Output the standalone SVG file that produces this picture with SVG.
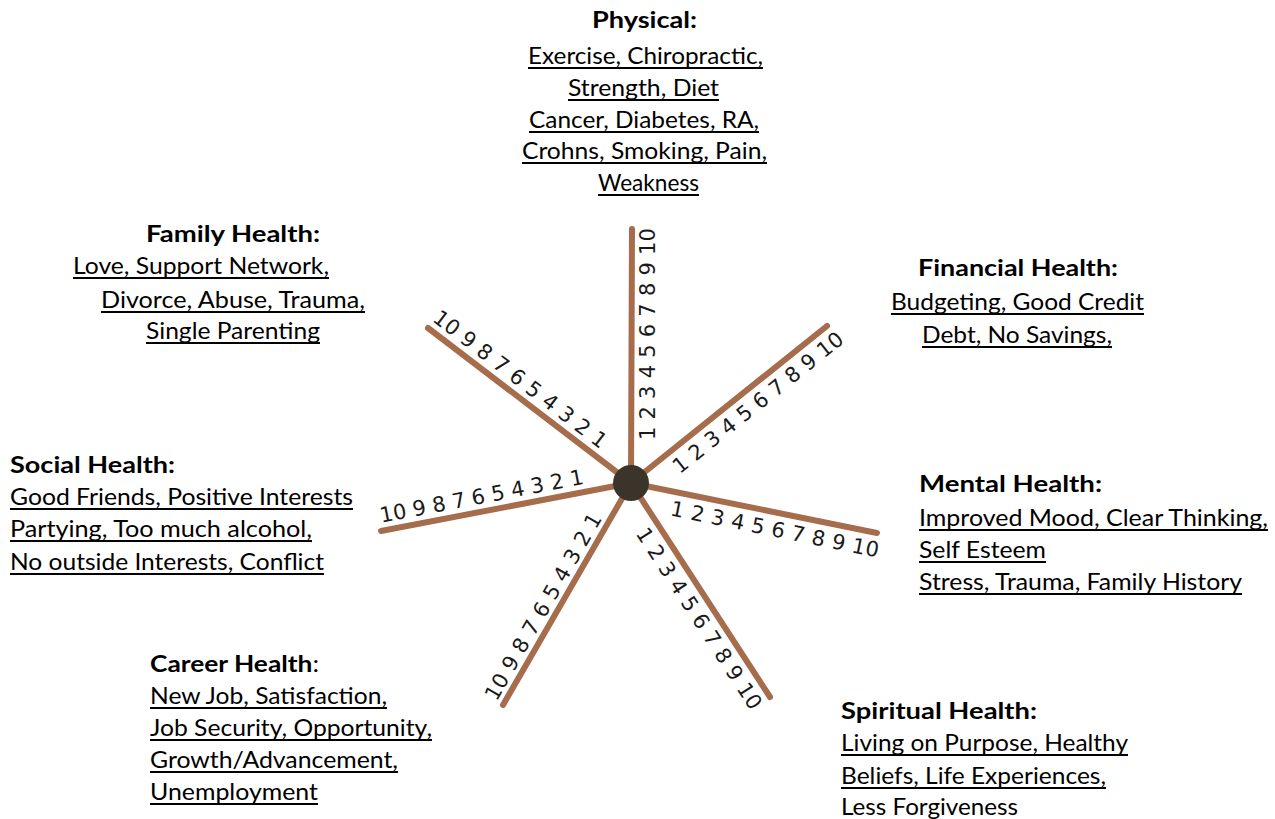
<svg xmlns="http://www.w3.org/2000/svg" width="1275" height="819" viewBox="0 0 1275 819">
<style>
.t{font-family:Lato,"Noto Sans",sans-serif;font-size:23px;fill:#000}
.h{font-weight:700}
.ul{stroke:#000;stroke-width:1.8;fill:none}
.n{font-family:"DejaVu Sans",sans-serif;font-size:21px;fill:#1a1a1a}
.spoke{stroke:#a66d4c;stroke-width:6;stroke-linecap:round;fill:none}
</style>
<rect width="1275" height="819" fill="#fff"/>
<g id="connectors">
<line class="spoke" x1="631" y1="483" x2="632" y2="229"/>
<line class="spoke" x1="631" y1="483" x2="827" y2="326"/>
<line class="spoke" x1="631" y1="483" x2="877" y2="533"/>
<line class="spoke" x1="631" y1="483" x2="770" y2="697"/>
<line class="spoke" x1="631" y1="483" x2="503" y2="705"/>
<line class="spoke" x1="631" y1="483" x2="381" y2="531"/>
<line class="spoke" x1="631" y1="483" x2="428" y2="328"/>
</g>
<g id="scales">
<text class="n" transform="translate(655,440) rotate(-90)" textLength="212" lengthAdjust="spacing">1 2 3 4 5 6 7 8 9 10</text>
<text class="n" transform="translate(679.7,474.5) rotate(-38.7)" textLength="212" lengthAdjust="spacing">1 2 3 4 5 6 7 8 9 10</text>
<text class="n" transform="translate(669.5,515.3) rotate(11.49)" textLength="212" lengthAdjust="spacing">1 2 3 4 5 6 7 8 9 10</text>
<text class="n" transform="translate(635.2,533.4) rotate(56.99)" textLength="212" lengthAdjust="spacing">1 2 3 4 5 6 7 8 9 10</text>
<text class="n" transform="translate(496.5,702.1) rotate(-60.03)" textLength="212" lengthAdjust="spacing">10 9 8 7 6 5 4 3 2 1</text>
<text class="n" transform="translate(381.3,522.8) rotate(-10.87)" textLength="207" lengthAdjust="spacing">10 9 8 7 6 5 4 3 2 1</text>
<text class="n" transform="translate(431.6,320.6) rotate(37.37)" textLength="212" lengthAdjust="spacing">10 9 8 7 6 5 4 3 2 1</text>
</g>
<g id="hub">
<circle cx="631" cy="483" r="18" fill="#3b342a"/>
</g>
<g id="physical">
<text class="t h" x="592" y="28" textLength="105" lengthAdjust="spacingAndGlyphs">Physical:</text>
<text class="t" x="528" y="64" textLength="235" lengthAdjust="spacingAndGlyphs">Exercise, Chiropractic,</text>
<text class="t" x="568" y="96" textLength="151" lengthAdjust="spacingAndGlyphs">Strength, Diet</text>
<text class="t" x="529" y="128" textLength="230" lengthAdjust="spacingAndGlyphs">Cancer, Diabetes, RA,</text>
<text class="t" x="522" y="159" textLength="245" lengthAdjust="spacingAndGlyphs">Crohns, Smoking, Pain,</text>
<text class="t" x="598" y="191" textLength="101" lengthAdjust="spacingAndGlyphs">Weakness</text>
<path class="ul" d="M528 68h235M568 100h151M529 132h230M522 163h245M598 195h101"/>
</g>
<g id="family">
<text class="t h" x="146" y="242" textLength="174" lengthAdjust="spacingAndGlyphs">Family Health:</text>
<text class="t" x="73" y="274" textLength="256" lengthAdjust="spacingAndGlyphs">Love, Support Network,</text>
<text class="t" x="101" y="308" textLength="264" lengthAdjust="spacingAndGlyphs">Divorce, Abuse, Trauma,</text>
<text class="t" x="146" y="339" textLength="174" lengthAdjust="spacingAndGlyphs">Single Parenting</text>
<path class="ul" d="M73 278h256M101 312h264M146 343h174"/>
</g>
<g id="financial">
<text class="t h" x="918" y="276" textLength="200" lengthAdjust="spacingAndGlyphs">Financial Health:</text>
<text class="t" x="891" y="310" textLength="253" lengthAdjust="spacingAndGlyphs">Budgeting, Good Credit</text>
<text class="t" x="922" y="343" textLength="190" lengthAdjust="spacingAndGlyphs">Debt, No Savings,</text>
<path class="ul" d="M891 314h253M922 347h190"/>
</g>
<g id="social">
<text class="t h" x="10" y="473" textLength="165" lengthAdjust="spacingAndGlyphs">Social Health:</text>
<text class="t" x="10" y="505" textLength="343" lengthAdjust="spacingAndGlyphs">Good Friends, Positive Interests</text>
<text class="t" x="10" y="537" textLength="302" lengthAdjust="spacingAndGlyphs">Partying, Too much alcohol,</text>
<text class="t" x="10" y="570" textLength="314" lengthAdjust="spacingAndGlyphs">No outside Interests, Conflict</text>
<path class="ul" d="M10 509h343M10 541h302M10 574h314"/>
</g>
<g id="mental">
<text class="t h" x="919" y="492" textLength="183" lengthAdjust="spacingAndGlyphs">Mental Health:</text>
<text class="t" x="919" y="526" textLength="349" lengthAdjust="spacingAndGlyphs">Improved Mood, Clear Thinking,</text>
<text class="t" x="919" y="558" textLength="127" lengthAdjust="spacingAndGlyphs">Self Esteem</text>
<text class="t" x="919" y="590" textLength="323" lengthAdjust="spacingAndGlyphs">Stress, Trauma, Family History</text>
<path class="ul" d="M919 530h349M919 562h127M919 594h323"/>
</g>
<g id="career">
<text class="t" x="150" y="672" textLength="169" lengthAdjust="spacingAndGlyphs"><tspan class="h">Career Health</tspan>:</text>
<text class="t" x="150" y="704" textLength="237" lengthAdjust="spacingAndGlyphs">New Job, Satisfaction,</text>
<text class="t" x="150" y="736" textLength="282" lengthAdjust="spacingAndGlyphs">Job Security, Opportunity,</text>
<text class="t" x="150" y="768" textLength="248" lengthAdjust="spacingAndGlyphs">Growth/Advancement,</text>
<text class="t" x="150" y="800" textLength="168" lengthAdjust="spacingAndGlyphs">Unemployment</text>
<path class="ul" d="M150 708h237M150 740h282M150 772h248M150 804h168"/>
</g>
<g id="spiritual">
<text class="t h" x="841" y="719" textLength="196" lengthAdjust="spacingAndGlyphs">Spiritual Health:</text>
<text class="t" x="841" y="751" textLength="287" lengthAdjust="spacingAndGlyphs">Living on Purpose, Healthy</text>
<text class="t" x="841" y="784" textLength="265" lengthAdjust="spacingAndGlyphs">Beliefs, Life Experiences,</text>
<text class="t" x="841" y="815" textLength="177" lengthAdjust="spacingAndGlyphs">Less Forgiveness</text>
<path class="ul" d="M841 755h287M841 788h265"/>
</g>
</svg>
----------
**Aim:** Transcribe the whole listing exactly. Pictures stay out of your copy.

**Solved exercise:**
Output the standalone SVG file that produces this picture with SVG.
<svg xmlns="http://www.w3.org/2000/svg" width="1275" height="819" viewBox="0 0 1275 819">
<style>
.t{font-family:Lato,"Noto Sans",sans-serif;font-size:23px;fill:#000}
.h{font-weight:700}
.ul{stroke:#000;stroke-width:1.8;fill:none}
.n{font-family:"DejaVu Sans",sans-serif;font-size:21px;fill:#1a1a1a}
.spoke{stroke:#a66d4c;stroke-width:6;stroke-linecap:round;fill:none}
</style>
<rect width="1275" height="819" fill="#fff"/>
<g id="connectors">
<line class="spoke" x1="631" y1="483" x2="632" y2="229"/>
<line class="spoke" x1="631" y1="483" x2="827" y2="326"/>
<line class="spoke" x1="631" y1="483" x2="877" y2="533"/>
<line class="spoke" x1="631" y1="483" x2="770" y2="697"/>
<line class="spoke" x1="631" y1="483" x2="503" y2="705"/>
<line class="spoke" x1="631" y1="483" x2="381" y2="531"/>
<line class="spoke" x1="631" y1="483" x2="428" y2="328"/>
</g>
<g id="scales">
<text class="n" transform="translate(655,440) rotate(-90)" textLength="212" lengthAdjust="spacing">1 2 3 4 5 6 7 8 9 10</text>
<text class="n" transform="translate(679.7,474.5) rotate(-38.7)" textLength="212" lengthAdjust="spacing">1 2 3 4 5 6 7 8 9 10</text>
<text class="n" transform="translate(669.5,515.3) rotate(11.49)" textLength="212" lengthAdjust="spacing">1 2 3 4 5 6 7 8 9 10</text>
<text class="n" transform="translate(635.2,533.4) rotate(56.99)" textLength="212" lengthAdjust="spacing">1 2 3 4 5 6 7 8 9 10</text>
<text class="n" transform="translate(496.5,702.1) rotate(-60.03)" textLength="212" lengthAdjust="spacing">10 9 8 7 6 5 4 3 2 1</text>
<text class="n" transform="translate(381.3,522.8) rotate(-10.87)" textLength="207" lengthAdjust="spacing">10 9 8 7 6 5 4 3 2 1</text>
<text class="n" transform="translate(431.6,320.6) rotate(37.37)" textLength="212" lengthAdjust="spacing">10 9 8 7 6 5 4 3 2 1</text>
</g>
<g id="hub">
<circle cx="631" cy="483" r="18" fill="#3b342a"/>
</g>
<g id="physical">
<text class="t h" x="592" y="28" textLength="105" lengthAdjust="spacingAndGlyphs">Physical:</text>
<text class="t" x="528" y="64" textLength="235" lengthAdjust="spacingAndGlyphs">Exercise, Chiropractic,</text>
<text class="t" x="568" y="96" textLength="151" lengthAdjust="spacingAndGlyphs">Strength, Diet</text>
<text class="t" x="529" y="128" textLength="230" lengthAdjust="spacingAndGlyphs">Cancer, Diabetes, RA,</text>
<text class="t" x="522" y="159" textLength="245" lengthAdjust="spacingAndGlyphs">Crohns, Smoking, Pain,</text>
<text class="t" x="598" y="191" textLength="101" lengthAdjust="spacingAndGlyphs">Weakness</text>
<path class="ul" d="M528 68h235M568 100h151M529 132h230M522 163h245M598 195h101"/>
</g>
<g id="family">
<text class="t h" x="146" y="242" textLength="174" lengthAdjust="spacingAndGlyphs">Family Health:</text>
<text class="t" x="73" y="274" textLength="256" lengthAdjust="spacingAndGlyphs">Love, Support Network,</text>
<text class="t" x="101" y="308" textLength="264" lengthAdjust="spacingAndGlyphs">Divorce, Abuse, Trauma,</text>
<text class="t" x="146" y="339" textLength="174" lengthAdjust="spacingAndGlyphs">Single Parenting</text>
<path class="ul" d="M73 278h256M101 312h264M146 343h174"/>
</g>
<g id="financial">
<text class="t h" x="918" y="276" textLength="200" lengthAdjust="spacingAndGlyphs">Financial Health:</text>
<text class="t" x="891" y="310" textLength="253" lengthAdjust="spacingAndGlyphs">Budgeting, Good Credit</text>
<text class="t" x="922" y="343" textLength="190" lengthAdjust="spacingAndGlyphs">Debt, No Savings,</text>
<path class="ul" d="M891 314h253M922 347h190"/>
</g>
<g id="social">
<text class="t h" x="10" y="473" textLength="165" lengthAdjust="spacingAndGlyphs">Social Health:</text>
<text class="t" x="10" y="505" textLength="343" lengthAdjust="spacingAndGlyphs">Good Friends, Positive Interests</text>
<text class="t" x="10" y="537" textLength="302" lengthAdjust="spacingAndGlyphs">Partying, Too much alcohol,</text>
<text class="t" x="10" y="570" textLength="314" lengthAdjust="spacingAndGlyphs">No outside Interests, Conflict</text>
<path class="ul" d="M10 509h343M10 541h302M10 574h314"/>
</g>
<g id="mental">
<text class="t h" x="919" y="492" textLength="183" lengthAdjust="spacingAndGlyphs">Mental Health:</text>
<text class="t" x="919" y="526" textLength="349" lengthAdjust="spacingAndGlyphs">Improved Mood, Clear Thinking,</text>
<text class="t" x="919" y="558" textLength="127" lengthAdjust="spacingAndGlyphs">Self Esteem</text>
<text class="t" x="919" y="590" textLength="323" lengthAdjust="spacingAndGlyphs">Stress, Trauma, Family History</text>
<path class="ul" d="M919 530h349M919 562h127M919 594h323"/>
</g>
<g id="career">
<text class="t" x="150" y="672" textLength="169" lengthAdjust="spacingAndGlyphs"><tspan class="h">Career Health</tspan>:</text>
<text class="t" x="150" y="704" textLength="237" lengthAdjust="spacingAndGlyphs">New Job, Satisfaction,</text>
<text class="t" x="150" y="736" textLength="282" lengthAdjust="spacingAndGlyphs">Job Security, Opportunity,</text>
<text class="t" x="150" y="768" textLength="248" lengthAdjust="spacingAndGlyphs">Growth/Advancement,</text>
<text class="t" x="150" y="800" textLength="168" lengthAdjust="spacingAndGlyphs">Unemployment</text>
<path class="ul" d="M150 708h237M150 740h282M150 772h248M150 804h168"/>
</g>
<g id="spiritual">
<text class="t h" x="841" y="719" textLength="196" lengthAdjust="spacingAndGlyphs">Spiritual Health:</text>
<text class="t" x="841" y="751" textLength="287" lengthAdjust="spacingAndGlyphs">Living on Purpose, Healthy</text>
<text class="t" x="841" y="784" textLength="265" lengthAdjust="spacingAndGlyphs">Beliefs, Life Experiences,</text>
<text class="t" x="841" y="815" textLength="177" lengthAdjust="spacingAndGlyphs">Less Forgiveness</text>
<path class="ul" d="M841 755h287M841 788h265"/>
</g>
</svg>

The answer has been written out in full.